A Single-Camera Synthetic Schlieren Method for Measuring Two-Dimensional Liquid Surfaces

Abstract

Abstract A single-camera synthetic Schlieren method is introduced here to measure two-dimensional topography and depth of dynamic free liquid surfaces. The method is simple and easy to implement. Because of light refraction (following Snell’s law), markers on a flat bottom which are seen through the surfaces of a transparent liquid are virtually displaced. This leads to a governing equation that the liquid surface depth (and its topography) is associated with the marker displacement. In the equation, the refractive index of the liquid (e.g. water) can be obtained by a refractometer (or from a technical reference), and the displacements of the markers can be obtained by a cross-correlation method which is usually used in particle image velocimetry.

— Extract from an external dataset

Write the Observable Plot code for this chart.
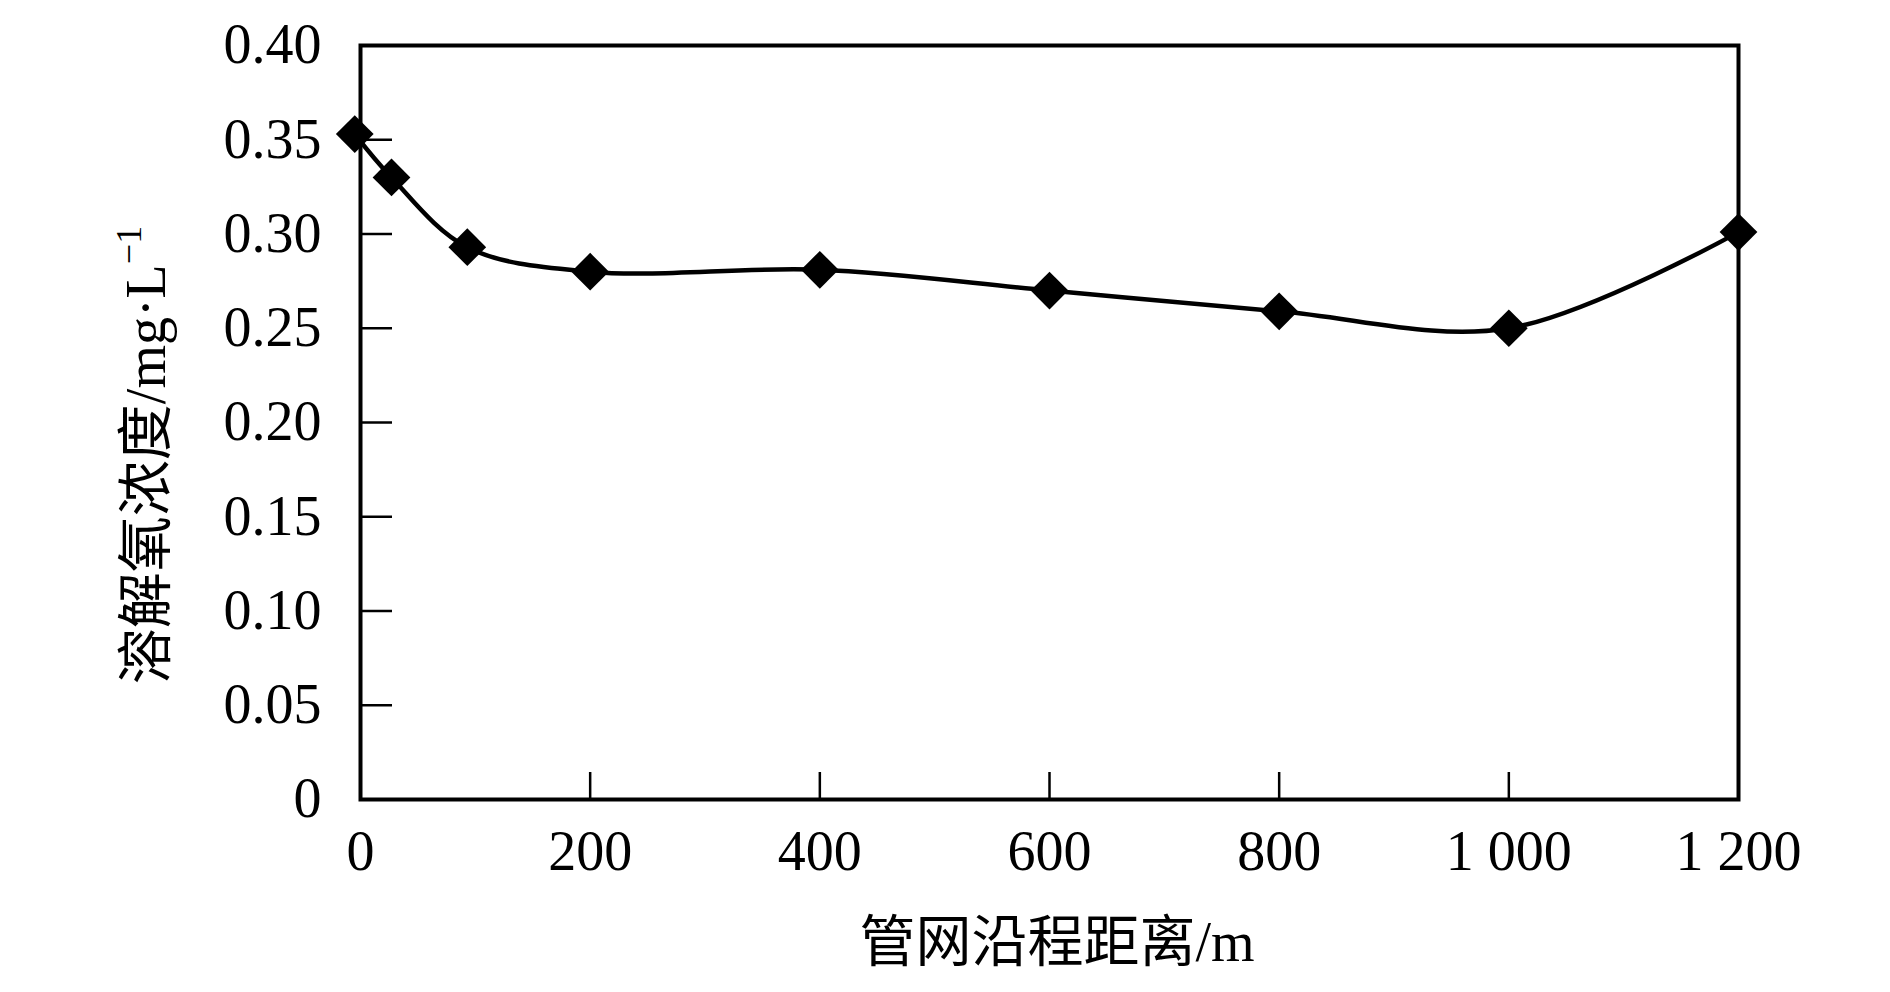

In the equation, the only unknown, the depth of the surface, can be obtained by solving the governing equation with boundary conditions. Unlike free-surface synthetic Schlieren (FS-SS) of Moisy et al. (Exp. Fluids, 1021, 46, 2009), our method does not require a reference depth (which is obtained before or after experiments), so that flows with temporally evolving depth can be measured. Experiments of liquid ripples and dam-break flows were performed to test the method. The results agree well with those obtained with FS-SS and visualization measurements.